### [Exercise inputs]
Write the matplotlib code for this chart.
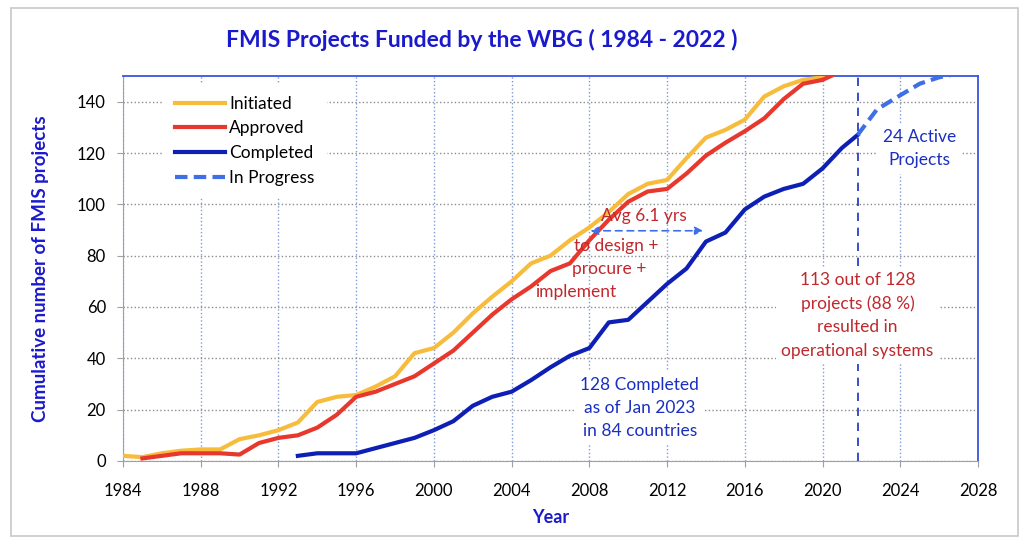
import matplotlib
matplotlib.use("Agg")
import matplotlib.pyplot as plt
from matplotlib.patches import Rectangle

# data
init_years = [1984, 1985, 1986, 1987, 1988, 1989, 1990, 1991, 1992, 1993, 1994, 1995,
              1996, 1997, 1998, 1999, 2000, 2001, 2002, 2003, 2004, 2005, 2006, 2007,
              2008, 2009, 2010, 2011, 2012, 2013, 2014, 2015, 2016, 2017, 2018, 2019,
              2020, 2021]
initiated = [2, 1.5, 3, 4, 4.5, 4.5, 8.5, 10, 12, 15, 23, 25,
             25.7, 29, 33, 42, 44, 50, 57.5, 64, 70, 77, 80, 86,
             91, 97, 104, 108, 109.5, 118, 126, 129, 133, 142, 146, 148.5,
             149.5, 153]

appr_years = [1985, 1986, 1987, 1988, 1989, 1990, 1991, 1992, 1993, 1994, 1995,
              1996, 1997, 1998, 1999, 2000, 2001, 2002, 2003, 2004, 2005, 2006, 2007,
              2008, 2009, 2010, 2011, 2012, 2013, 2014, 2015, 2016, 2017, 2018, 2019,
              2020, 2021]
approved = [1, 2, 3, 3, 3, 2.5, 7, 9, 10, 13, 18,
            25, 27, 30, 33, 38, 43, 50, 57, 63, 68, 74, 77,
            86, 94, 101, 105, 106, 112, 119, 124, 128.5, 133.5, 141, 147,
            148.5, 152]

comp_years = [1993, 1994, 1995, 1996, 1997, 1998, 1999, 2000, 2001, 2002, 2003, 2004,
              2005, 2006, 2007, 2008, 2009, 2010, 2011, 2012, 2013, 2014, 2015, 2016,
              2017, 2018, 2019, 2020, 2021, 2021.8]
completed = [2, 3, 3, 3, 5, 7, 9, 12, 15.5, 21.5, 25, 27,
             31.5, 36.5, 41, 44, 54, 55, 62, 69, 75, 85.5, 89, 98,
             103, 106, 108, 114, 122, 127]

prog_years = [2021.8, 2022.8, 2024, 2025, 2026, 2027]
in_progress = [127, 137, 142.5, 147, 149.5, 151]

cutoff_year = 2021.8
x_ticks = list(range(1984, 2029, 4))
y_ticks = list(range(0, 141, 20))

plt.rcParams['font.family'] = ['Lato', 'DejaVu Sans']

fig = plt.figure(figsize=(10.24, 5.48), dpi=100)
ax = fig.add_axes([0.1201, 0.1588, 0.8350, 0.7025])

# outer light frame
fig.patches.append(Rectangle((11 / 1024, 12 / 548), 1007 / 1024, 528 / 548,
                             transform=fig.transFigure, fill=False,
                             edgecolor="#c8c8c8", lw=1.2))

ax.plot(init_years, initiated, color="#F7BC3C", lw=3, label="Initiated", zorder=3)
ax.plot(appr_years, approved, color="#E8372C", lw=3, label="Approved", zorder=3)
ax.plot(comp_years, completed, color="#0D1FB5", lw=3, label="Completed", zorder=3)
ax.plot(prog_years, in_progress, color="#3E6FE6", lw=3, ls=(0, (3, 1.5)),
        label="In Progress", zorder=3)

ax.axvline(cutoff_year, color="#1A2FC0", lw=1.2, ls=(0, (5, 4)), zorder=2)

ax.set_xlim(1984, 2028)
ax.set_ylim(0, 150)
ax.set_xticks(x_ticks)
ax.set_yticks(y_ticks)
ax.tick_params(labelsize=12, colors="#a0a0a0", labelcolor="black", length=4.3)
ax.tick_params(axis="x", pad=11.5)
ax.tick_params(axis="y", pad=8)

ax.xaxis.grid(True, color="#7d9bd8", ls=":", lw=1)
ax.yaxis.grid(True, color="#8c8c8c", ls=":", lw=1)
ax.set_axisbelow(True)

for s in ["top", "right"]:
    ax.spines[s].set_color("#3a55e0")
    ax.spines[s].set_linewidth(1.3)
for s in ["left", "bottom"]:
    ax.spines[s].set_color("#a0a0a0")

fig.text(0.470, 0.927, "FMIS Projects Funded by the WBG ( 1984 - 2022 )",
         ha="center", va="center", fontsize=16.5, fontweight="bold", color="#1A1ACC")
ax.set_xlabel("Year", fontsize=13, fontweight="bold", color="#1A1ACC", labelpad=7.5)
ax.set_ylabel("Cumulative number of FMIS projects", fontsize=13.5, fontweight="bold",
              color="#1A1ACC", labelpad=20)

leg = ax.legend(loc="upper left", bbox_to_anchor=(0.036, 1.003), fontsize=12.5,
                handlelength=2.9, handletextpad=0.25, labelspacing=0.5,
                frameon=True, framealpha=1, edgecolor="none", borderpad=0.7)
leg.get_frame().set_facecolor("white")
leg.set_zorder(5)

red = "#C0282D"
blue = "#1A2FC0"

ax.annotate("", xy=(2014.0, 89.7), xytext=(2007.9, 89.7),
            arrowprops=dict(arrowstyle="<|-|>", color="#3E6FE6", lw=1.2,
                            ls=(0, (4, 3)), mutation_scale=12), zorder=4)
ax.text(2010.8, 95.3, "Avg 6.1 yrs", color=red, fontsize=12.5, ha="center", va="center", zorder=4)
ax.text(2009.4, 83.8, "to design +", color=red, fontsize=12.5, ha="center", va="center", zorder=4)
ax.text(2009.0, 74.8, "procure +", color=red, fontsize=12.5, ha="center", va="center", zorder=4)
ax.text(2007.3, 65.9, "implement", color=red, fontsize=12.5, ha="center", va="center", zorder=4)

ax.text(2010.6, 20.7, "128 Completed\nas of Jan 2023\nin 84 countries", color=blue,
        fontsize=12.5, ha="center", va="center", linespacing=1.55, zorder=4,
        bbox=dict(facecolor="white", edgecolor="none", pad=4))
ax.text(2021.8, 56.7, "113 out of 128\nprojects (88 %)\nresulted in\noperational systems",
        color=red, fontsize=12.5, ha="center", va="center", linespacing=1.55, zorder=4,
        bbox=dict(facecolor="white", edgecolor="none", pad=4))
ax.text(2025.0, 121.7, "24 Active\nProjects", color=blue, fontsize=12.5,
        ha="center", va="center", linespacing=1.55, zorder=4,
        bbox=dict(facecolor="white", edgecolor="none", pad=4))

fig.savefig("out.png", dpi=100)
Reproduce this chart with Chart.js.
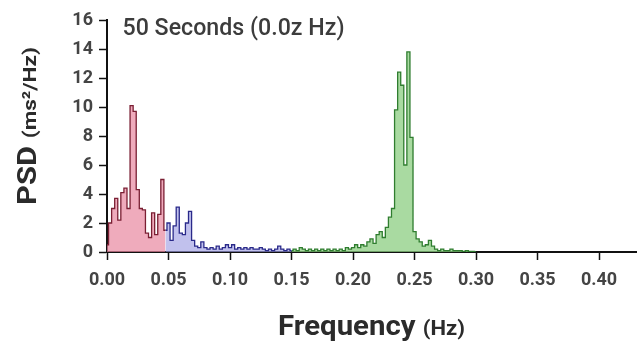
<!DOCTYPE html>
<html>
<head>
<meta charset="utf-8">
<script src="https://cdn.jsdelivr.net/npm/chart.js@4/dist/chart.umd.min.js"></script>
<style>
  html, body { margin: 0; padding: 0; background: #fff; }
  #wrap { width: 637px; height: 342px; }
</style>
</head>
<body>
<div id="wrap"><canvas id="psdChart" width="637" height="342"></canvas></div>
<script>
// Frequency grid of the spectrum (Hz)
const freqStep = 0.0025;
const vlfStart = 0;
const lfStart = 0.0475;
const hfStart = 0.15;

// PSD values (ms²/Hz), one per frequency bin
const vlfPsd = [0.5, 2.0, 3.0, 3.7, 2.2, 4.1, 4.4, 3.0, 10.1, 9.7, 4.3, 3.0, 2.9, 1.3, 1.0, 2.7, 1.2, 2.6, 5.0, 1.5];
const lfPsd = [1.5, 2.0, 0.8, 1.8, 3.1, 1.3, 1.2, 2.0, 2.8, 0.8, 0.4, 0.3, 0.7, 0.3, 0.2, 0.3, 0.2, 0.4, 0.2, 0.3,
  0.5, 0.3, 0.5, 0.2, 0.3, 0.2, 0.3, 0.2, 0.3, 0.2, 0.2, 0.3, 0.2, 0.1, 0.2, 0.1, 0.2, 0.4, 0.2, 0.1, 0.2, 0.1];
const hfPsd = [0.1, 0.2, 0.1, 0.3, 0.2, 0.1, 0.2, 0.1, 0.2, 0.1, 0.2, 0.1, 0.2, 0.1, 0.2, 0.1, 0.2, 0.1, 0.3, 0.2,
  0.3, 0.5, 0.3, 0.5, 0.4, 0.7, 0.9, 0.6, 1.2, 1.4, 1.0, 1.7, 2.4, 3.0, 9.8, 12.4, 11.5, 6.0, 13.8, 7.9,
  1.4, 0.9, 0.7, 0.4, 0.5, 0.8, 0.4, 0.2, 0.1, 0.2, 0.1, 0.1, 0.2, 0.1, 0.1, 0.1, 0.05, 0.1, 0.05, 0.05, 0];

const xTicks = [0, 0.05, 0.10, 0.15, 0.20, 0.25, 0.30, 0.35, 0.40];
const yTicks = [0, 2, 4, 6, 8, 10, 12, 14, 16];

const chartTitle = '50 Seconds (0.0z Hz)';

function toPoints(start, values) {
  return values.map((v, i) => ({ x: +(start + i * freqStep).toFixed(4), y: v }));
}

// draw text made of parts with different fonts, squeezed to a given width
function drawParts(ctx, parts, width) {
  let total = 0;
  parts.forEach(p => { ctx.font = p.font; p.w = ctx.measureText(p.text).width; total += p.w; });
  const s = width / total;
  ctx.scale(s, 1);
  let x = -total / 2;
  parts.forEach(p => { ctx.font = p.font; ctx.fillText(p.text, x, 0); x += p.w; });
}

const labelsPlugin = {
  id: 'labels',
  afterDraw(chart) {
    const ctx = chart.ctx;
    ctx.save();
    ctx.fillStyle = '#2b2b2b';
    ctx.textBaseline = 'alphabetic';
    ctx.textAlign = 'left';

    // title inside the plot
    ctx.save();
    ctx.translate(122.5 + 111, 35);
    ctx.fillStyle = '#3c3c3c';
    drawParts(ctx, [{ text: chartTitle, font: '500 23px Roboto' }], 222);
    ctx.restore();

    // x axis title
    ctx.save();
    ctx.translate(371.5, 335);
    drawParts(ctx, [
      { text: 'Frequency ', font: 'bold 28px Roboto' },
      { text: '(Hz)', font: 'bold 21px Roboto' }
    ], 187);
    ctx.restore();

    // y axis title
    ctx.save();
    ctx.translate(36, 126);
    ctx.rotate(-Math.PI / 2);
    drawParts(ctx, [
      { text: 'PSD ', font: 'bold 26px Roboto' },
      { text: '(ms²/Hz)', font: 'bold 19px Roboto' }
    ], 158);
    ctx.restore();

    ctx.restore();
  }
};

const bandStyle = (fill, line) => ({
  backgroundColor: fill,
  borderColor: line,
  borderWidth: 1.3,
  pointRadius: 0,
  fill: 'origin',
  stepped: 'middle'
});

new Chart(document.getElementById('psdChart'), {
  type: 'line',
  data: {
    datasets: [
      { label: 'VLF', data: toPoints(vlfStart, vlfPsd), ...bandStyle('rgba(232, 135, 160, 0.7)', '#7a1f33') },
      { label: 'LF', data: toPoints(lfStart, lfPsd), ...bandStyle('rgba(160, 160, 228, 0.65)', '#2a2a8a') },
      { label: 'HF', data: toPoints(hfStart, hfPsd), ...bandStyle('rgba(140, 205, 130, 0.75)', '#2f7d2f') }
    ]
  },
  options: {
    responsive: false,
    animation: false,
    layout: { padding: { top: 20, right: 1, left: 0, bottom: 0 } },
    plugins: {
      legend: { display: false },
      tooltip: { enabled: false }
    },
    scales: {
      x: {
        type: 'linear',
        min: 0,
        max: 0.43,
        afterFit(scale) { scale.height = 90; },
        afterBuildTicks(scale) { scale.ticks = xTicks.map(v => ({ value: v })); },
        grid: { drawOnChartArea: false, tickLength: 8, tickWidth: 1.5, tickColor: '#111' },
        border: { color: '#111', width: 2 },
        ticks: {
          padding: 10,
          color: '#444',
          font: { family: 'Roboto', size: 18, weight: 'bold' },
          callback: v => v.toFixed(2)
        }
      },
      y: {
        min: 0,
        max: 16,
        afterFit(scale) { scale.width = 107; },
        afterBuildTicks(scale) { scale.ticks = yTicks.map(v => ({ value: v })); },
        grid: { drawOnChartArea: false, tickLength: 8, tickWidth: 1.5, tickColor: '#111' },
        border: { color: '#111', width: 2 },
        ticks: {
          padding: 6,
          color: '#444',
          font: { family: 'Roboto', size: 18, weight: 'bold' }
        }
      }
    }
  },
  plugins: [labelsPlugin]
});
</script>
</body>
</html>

### [What you are asked to do]
Using the material above, copy every line in which the string "with" occurs.

### [Finished answer]
Reproduce this chart with Chart.js.
// draw text made of parts with different fonts, squeezed to a given width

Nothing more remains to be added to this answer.